The algebra $B_2$ is currently somewhat mysterious to me, and I am hoping that people reading MO may recognize it, or know of it under some different name. Note that $B_2$ is not all of $\Bdd(\ell_2)$, because there are operators in $\Bdd(\ell_2)$ that cannot be approximated in norm by $\ell_1$-preserving operators (cf. this old MO question).

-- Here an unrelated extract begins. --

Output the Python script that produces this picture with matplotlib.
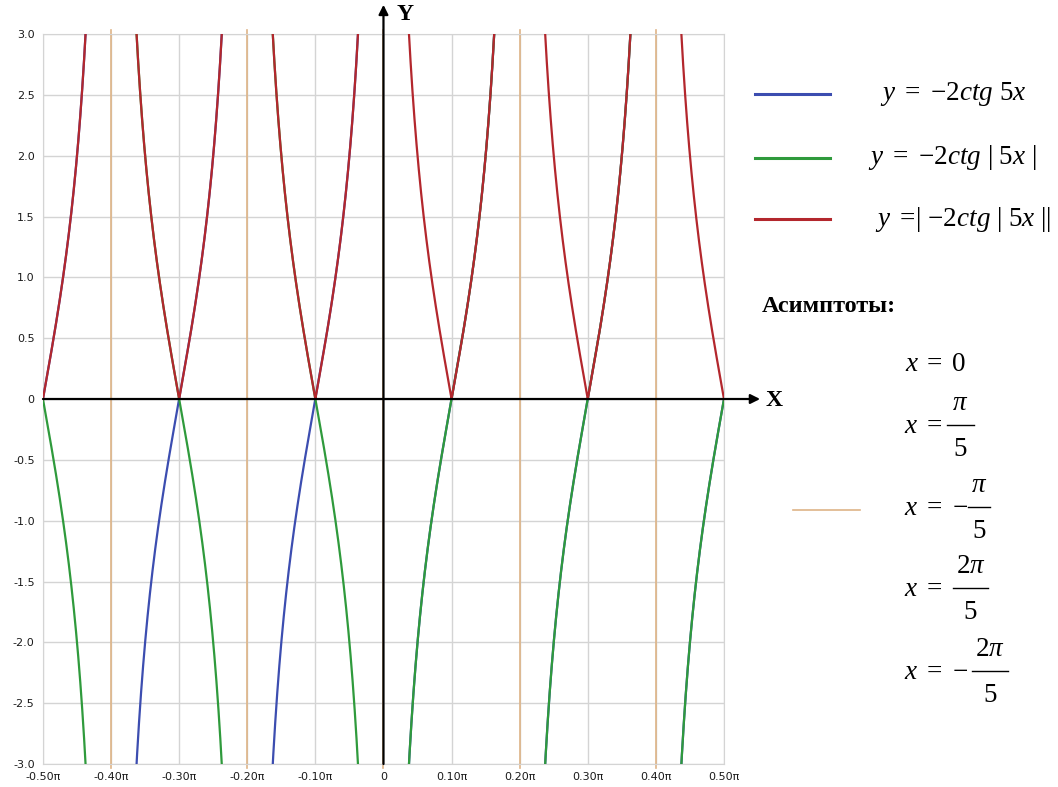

If $G$ is any countable discrete group then, regarding $B_2$ as a subalgebra of $\Bdd(\ell_2(G))$, a quick check shows that it contains $\lambda(\ell_1(G))$ and hence contains $\Cst_r(G)$. Since $\Cst_r(G)$ need not be exact, $B_2$ can't be exact (and hence, as was pointed out in the comments, it can't have the cb approximation property).
Q1. Does $B_2$ contain a copy (up to c.b. isomorphism, say) of the $\Cst$-algebraic direct product $\prod_k M_k({\bf C})$? (This would imply that $B_2$ is not an exact $\Cst$-algebra, although we knew this already.)
Q2. Is there some identification of $B_2$ with a "known type" of $\Cst$-algebra? E.g. some kind of crossed product of the form $\ell^\infty(X)\rtimes G$ for some group $G$ acting on a countable set $X$?
Q3. Does $B_2$ have the (metric) approximation property?